The New Straits Times reports an interesting fact – Japan’s energy crisis, following the earthquake and Fukushima nuclear disaster this year, has been partly addressed by changing the country’s dress code!
Replacing the traditional two- or even three-piece suit generally worn by both men and women in Japanese offices, instructions were given to all staff to dress casually as there was not enough energy to allow air-conditioning systems to run in offices. Government departments led the way by having ministers turn up for work in cotton trousers and polo-shirts.
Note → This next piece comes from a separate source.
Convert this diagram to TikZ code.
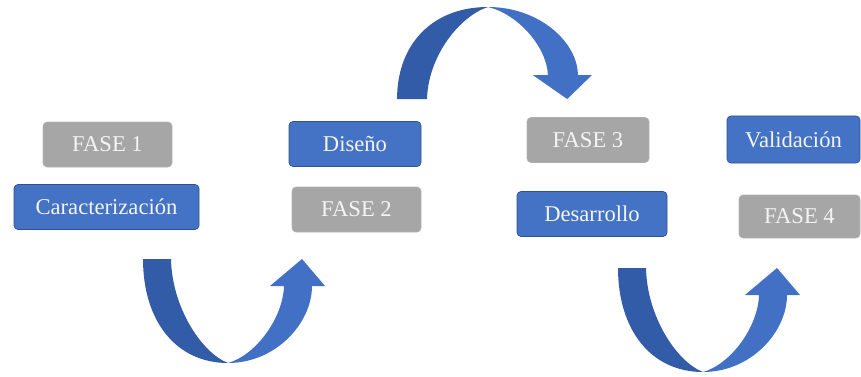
\documentclass[tikz,border=0pt]{standalone}
\usepackage{fontspec}
\setmainfont{Liberation Serif}
\definecolor{phasegray}{HTML}{A6A6A6}
\definecolor{stepblue}{HTML}{4472C4}
\definecolor{stepedge}{HTML}{2F528F}
\definecolor{arrowdark}{HTML}{335CA8}
\definecolor{arrowlight}{HTML}{4270C4}
\definecolor{boxtext}{HTML}{F4F4F4}

\begin{document}
\begin{tikzpicture}[
    x=1pt, y=-1pt,
    box/.style={rectangle, rounded corners=4pt, inner sep=0pt, text=boxtext,
                font=\fontsize{22.6}{26}\selectfont, minimum height=45pt},
    phase/.style={box, fill=phasegray, draw=phasegray!85!white, line width=0.6pt},
    task/.style={box, fill=stepblue, draw=stepedge, line width=0.7pt},
    uarrow/.pic={
      % darker back half
      \fill[arrowdark] (-85,-104) .. controls (-85,-42) and (-52,0) .. (0,0)
          .. controls (-26,-10) and (-56,-55) .. (-57,-104) -- cycle;
      % lighter front half with head
      \fill[arrowlight] (0,0) .. controls (48,0) and (84,-40) .. (84,-77)
          -- (97,-77) -- (74,-104) -- (42,-77) -- (56,-77)
          .. controls (55,-45) and (28,-8) .. (0,0) -- cycle;
    }
]
\useasboundingbox (0,0) rectangle (861,377);

% Phase labels and tasks
\node[phase, minimum width=129pt] (f1) at (107.5,144.5) {FASE 1};
\node[task, minimum width=185pt] (car) at (106.5,207) {Caracterización};
\node[task, minimum width=132pt] (dis) at (355,144) {Diseño};
\node[phase, minimum width=129pt] (f2) at (356.5,209.5) {FASE 2};
\node[phase, minimum width=122pt] (f3) at (588,140) {FASE 3};
\node[task, minimum width=150pt] (des) at (592,214) {Desarrollo};
\node[task, minimum width=133pt, minimum height=47pt] (val) at (793.5,139.5) {Validación};
\node[phase, minimum width=121pt, minimum height=43pt] (f4) at (799.5,216.5) {FASE 4};

% Curved arrows between phases
\pic at (228,363) {uarrow};
\pic[xscale=1.07, yscale=-0.885] at (488,7) {uarrow};
\pic at (703,372) {uarrow};

\end{tikzpicture}
\end{document}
Amazingly this may save between 40-60% of the energy costs for an office building, as that is the level of energy required to cool a building to acceptable levels for formal clothing wear.
It’s not unusual to walk into a government building in the UK and find it uncomfortably chilly, as the air conditioning is often set to formal wear and staff can be seen wearing cardigans or fleeces over their clothing because it’s so chilly. Perhaps many organisations could take a leaf out of the Japanese book and consider offering their staff the chance to wear polo-shirts in summer, and jumpers in winter so that cooling and heating systems aren’t put under such strain and company profits aren’t eaten away by controlling the building’s environment unnecessarily. This could save the organisation money, and allow individuals to spend less on clothing by wearing casual items that are more appropriate to the daily weather conditions.